--- START Records shown ---
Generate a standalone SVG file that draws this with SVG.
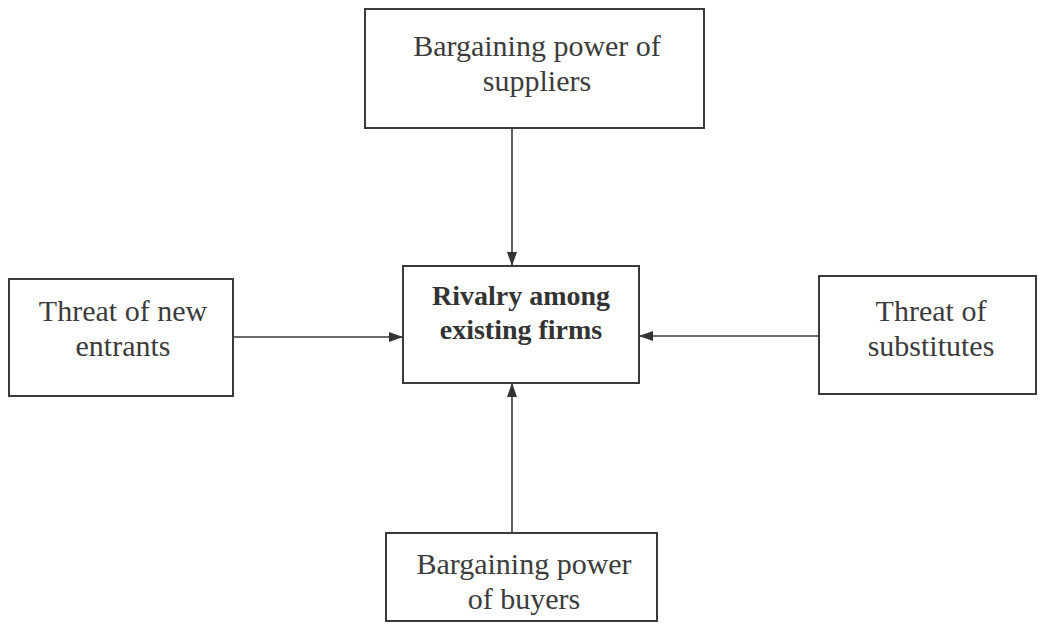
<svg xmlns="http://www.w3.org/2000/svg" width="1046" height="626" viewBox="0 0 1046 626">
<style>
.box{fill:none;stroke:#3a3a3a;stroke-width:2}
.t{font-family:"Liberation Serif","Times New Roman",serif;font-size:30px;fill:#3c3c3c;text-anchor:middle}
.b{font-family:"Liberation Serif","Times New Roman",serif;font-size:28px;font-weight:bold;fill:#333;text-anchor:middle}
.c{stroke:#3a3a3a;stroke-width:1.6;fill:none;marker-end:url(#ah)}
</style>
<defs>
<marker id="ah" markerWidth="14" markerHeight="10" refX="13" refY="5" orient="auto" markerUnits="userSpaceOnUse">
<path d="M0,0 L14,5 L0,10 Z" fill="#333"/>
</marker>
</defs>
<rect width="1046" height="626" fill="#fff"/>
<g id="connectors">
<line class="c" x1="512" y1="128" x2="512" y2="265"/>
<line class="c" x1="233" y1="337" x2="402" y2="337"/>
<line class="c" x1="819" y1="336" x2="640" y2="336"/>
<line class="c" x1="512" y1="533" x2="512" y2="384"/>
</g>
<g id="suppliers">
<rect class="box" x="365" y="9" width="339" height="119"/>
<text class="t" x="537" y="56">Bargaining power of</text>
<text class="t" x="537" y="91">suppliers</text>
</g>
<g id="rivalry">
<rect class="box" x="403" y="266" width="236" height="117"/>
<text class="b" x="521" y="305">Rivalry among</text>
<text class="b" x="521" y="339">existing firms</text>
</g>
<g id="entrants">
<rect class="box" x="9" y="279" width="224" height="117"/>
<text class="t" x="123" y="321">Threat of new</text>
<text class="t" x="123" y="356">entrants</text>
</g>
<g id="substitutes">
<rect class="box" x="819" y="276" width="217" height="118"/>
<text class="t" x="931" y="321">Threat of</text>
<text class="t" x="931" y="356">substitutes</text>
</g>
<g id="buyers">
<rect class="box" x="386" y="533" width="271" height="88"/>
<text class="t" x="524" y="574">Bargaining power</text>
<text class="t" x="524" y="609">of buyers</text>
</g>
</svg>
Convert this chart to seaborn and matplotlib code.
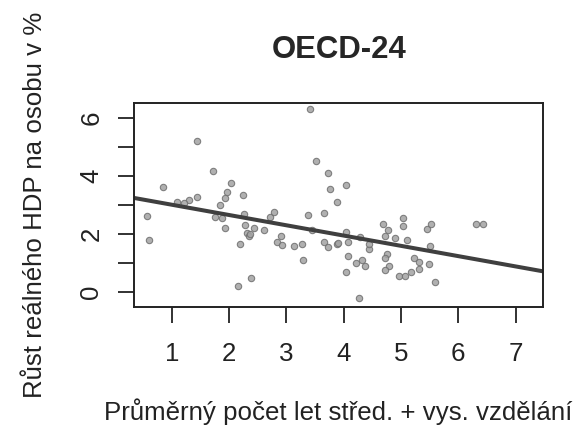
--- END Records shown ---
Short task =>
Give the entries again word for word, but skip the pictures.

Response =>
Generate a standalone SVG file that draws this with SVG.
<svg xmlns="http://www.w3.org/2000/svg" width="1046" height="626" viewBox="0 0 1046 626">
<style>
.box{fill:none;stroke:#3a3a3a;stroke-width:2}
.t{font-family:"Liberation Serif","Times New Roman",serif;font-size:30px;fill:#3c3c3c;text-anchor:middle}
.b{font-family:"Liberation Serif","Times New Roman",serif;font-size:28px;font-weight:bold;fill:#333;text-anchor:middle}
.c{stroke:#3a3a3a;stroke-width:1.6;fill:none;marker-end:url(#ah)}
</style>
<defs>
<marker id="ah" markerWidth="14" markerHeight="10" refX="13" refY="5" orient="auto" markerUnits="userSpaceOnUse">
<path d="M0,0 L14,5 L0,10 Z" fill="#333"/>
</marker>
</defs>
<rect width="1046" height="626" fill="#fff"/>
<g id="connectors">
<line class="c" x1="512" y1="128" x2="512" y2="265"/>
<line class="c" x1="233" y1="337" x2="402" y2="337"/>
<line class="c" x1="819" y1="336" x2="640" y2="336"/>
<line class="c" x1="512" y1="533" x2="512" y2="384"/>
</g>
<g id="suppliers">
<rect class="box" x="365" y="9" width="339" height="119"/>
<text class="t" x="537" y="56">Bargaining power of</text>
<text class="t" x="537" y="91">suppliers</text>
</g>
<g id="rivalry">
<rect class="box" x="403" y="266" width="236" height="117"/>
<text class="b" x="521" y="305">Rivalry among</text>
<text class="b" x="521" y="339">existing firms</text>
</g>
<g id="entrants">
<rect class="box" x="9" y="279" width="224" height="117"/>
<text class="t" x="123" y="321">Threat of new</text>
<text class="t" x="123" y="356">entrants</text>
</g>
<g id="substitutes">
<rect class="box" x="819" y="276" width="217" height="118"/>
<text class="t" x="931" y="321">Threat of</text>
<text class="t" x="931" y="356">substitutes</text>
</g>
<g id="buyers">
<rect class="box" x="386" y="533" width="271" height="88"/>
<text class="t" x="524" y="574">Bargaining power</text>
<text class="t" x="524" y="609">of buyers</text>
</g>
</svg>
Convert this chart to seaborn and matplotlib code.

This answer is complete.